• _What this task involves_
Write out the material exactly. Do not include the pictures.

• _Data excerpt_
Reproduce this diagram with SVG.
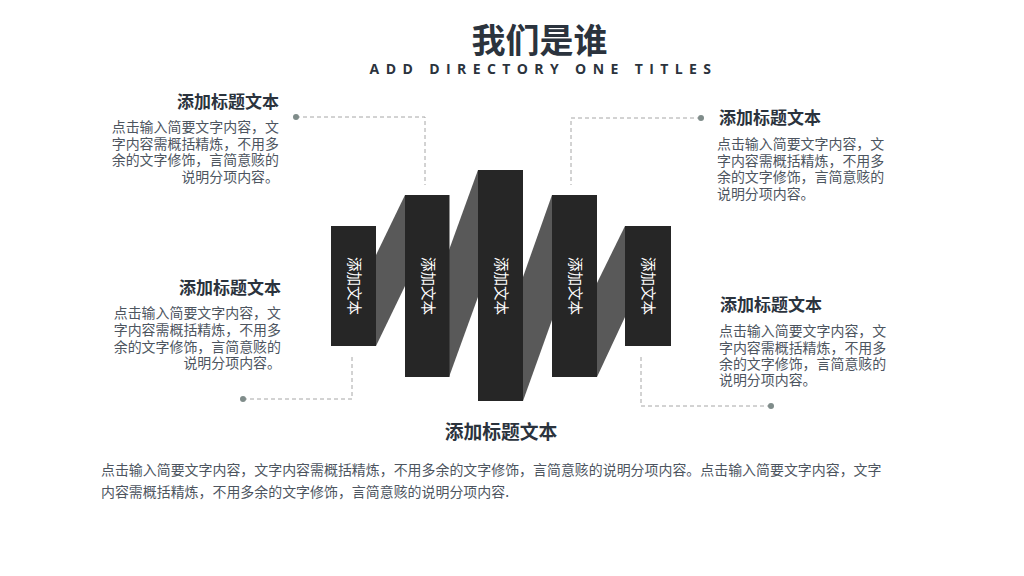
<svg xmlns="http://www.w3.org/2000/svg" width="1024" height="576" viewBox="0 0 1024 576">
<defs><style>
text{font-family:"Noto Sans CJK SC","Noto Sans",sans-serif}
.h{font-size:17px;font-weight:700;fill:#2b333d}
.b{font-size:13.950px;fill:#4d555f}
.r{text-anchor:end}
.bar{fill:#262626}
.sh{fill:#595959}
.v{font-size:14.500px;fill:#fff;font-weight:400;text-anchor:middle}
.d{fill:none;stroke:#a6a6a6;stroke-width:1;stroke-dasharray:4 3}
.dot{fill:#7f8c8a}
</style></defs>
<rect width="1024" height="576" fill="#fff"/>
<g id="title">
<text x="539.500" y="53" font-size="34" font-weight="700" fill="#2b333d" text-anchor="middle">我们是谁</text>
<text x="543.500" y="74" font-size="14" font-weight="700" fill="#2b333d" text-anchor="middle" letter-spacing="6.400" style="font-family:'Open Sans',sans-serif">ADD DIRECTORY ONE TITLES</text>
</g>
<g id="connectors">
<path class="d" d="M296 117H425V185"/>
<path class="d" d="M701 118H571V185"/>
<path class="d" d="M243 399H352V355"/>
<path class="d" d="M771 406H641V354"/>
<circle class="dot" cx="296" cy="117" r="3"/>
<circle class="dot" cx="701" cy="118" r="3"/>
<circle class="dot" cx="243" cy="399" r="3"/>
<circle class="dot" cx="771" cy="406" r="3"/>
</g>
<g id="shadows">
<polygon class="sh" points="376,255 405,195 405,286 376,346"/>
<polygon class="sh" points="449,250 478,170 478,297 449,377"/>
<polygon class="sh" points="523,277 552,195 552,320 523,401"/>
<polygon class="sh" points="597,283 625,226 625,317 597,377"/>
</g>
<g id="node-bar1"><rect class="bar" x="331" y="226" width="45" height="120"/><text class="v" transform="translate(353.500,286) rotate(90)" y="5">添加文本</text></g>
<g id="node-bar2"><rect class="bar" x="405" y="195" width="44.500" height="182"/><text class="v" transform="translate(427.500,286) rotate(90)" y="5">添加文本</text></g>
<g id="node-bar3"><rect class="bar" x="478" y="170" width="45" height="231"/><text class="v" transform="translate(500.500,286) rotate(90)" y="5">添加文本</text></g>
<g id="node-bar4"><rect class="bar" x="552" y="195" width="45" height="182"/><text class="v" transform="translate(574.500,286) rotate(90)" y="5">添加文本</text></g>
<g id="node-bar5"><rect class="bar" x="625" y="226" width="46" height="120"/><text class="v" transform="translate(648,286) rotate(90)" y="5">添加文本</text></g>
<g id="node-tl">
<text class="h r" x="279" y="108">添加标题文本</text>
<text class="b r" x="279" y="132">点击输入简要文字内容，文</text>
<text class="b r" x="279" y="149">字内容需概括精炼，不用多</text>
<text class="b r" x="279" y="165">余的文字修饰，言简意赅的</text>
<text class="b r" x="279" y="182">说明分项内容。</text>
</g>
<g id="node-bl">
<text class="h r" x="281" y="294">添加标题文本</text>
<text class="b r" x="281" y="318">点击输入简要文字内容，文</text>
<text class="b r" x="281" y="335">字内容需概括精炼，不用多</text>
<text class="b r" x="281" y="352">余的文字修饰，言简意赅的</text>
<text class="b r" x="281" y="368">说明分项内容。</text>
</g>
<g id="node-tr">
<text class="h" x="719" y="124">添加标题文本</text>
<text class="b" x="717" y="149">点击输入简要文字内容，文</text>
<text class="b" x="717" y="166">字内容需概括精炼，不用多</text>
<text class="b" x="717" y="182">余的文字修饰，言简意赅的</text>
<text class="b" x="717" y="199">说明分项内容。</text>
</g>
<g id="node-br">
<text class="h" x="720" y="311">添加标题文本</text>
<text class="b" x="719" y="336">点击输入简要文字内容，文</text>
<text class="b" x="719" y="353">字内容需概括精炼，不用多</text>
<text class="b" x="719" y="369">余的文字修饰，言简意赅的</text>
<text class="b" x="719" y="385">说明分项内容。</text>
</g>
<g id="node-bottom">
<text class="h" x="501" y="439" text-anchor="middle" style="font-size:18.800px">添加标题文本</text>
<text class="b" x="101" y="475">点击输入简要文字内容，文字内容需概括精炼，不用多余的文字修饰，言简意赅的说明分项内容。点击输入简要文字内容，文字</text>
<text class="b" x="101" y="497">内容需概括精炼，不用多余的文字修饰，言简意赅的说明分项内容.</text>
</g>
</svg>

• _Solution to the exercise_
Reproduce this diagram with SVG.
<svg xmlns="http://www.w3.org/2000/svg" width="1024" height="576" viewBox="0 0 1024 576">
<defs><style>
text{font-family:"Noto Sans CJK SC","Noto Sans",sans-serif}
.h{font-size:17px;font-weight:700;fill:#2b333d}
.b{font-size:13.950px;fill:#4d555f}
.r{text-anchor:end}
.bar{fill:#262626}
.sh{fill:#595959}
.v{font-size:14.500px;fill:#fff;font-weight:400;text-anchor:middle}
.d{fill:none;stroke:#a6a6a6;stroke-width:1;stroke-dasharray:4 3}
.dot{fill:#7f8c8a}
</style></defs>
<rect width="1024" height="576" fill="#fff"/>
<g id="title">
<text x="539.500" y="53" font-size="34" font-weight="700" fill="#2b333d" text-anchor="middle">我们是谁</text>
<text x="543.500" y="74" font-size="14" font-weight="700" fill="#2b333d" text-anchor="middle" letter-spacing="6.400" style="font-family:'Open Sans',sans-serif">ADD DIRECTORY ONE TITLES</text>
</g>
<g id="connectors">
<path class="d" d="M296 117H425V185"/>
<path class="d" d="M701 118H571V185"/>
<path class="d" d="M243 399H352V355"/>
<path class="d" d="M771 406H641V354"/>
<circle class="dot" cx="296" cy="117" r="3"/>
<circle class="dot" cx="701" cy="118" r="3"/>
<circle class="dot" cx="243" cy="399" r="3"/>
<circle class="dot" cx="771" cy="406" r="3"/>
</g>
<g id="shadows">
<polygon class="sh" points="376,255 405,195 405,286 376,346"/>
<polygon class="sh" points="449,250 478,170 478,297 449,377"/>
<polygon class="sh" points="523,277 552,195 552,320 523,401"/>
<polygon class="sh" points="597,283 625,226 625,317 597,377"/>
</g>
<g id="node-bar1"><rect class="bar" x="331" y="226" width="45" height="120"/><text class="v" transform="translate(353.500,286) rotate(90)" y="5">添加文本</text></g>
<g id="node-bar2"><rect class="bar" x="405" y="195" width="44.500" height="182"/><text class="v" transform="translate(427.500,286) rotate(90)" y="5">添加文本</text></g>
<g id="node-bar3"><rect class="bar" x="478" y="170" width="45" height="231"/><text class="v" transform="translate(500.500,286) rotate(90)" y="5">添加文本</text></g>
<g id="node-bar4"><rect class="bar" x="552" y="195" width="45" height="182"/><text class="v" transform="translate(574.500,286) rotate(90)" y="5">添加文本</text></g>
<g id="node-bar5"><rect class="bar" x="625" y="226" width="46" height="120"/><text class="v" transform="translate(648,286) rotate(90)" y="5">添加文本</text></g>
<g id="node-tl">
<text class="h r" x="279" y="108">添加标题文本</text>
<text class="b r" x="279" y="132">点击输入简要文字内容，文</text>
<text class="b r" x="279" y="149">字内容需概括精炼，不用多</text>
<text class="b r" x="279" y="165">余的文字修饰，言简意赅的</text>
<text class="b r" x="279" y="182">说明分项内容。</text>
</g>
<g id="node-bl">
<text class="h r" x="281" y="294">添加标题文本</text>
<text class="b r" x="281" y="318">点击输入简要文字内容，文</text>
<text class="b r" x="281" y="335">字内容需概括精炼，不用多</text>
<text class="b r" x="281" y="352">余的文字修饰，言简意赅的</text>
<text class="b r" x="281" y="368">说明分项内容。</text>
</g>
<g id="node-tr">
<text class="h" x="719" y="124">添加标题文本</text>
<text class="b" x="717" y="149">点击输入简要文字内容，文</text>
<text class="b" x="717" y="166">字内容需概括精炼，不用多</text>
<text class="b" x="717" y="182">余的文字修饰，言简意赅的</text>
<text class="b" x="717" y="199">说明分项内容。</text>
</g>
<g id="node-br">
<text class="h" x="720" y="311">添加标题文本</text>
<text class="b" x="719" y="336">点击输入简要文字内容，文</text>
<text class="b" x="719" y="353">字内容需概括精炼，不用多</text>
<text class="b" x="719" y="369">余的文字修饰，言简意赅的</text>
<text class="b" x="719" y="385">说明分项内容。</text>
</g>
<g id="node-bottom">
<text class="h" x="501" y="439" text-anchor="middle" style="font-size:18.800px">添加标题文本</text>
<text class="b" x="101" y="475">点击输入简要文字内容，文字内容需概括精炼，不用多余的文字修饰，言简意赅的说明分项内容。点击输入简要文字内容，文字</text>
<text class="b" x="101" y="497">内容需概括精炼，不用多余的文字修饰，言简意赅的说明分项内容.</text>
</g>
</svg>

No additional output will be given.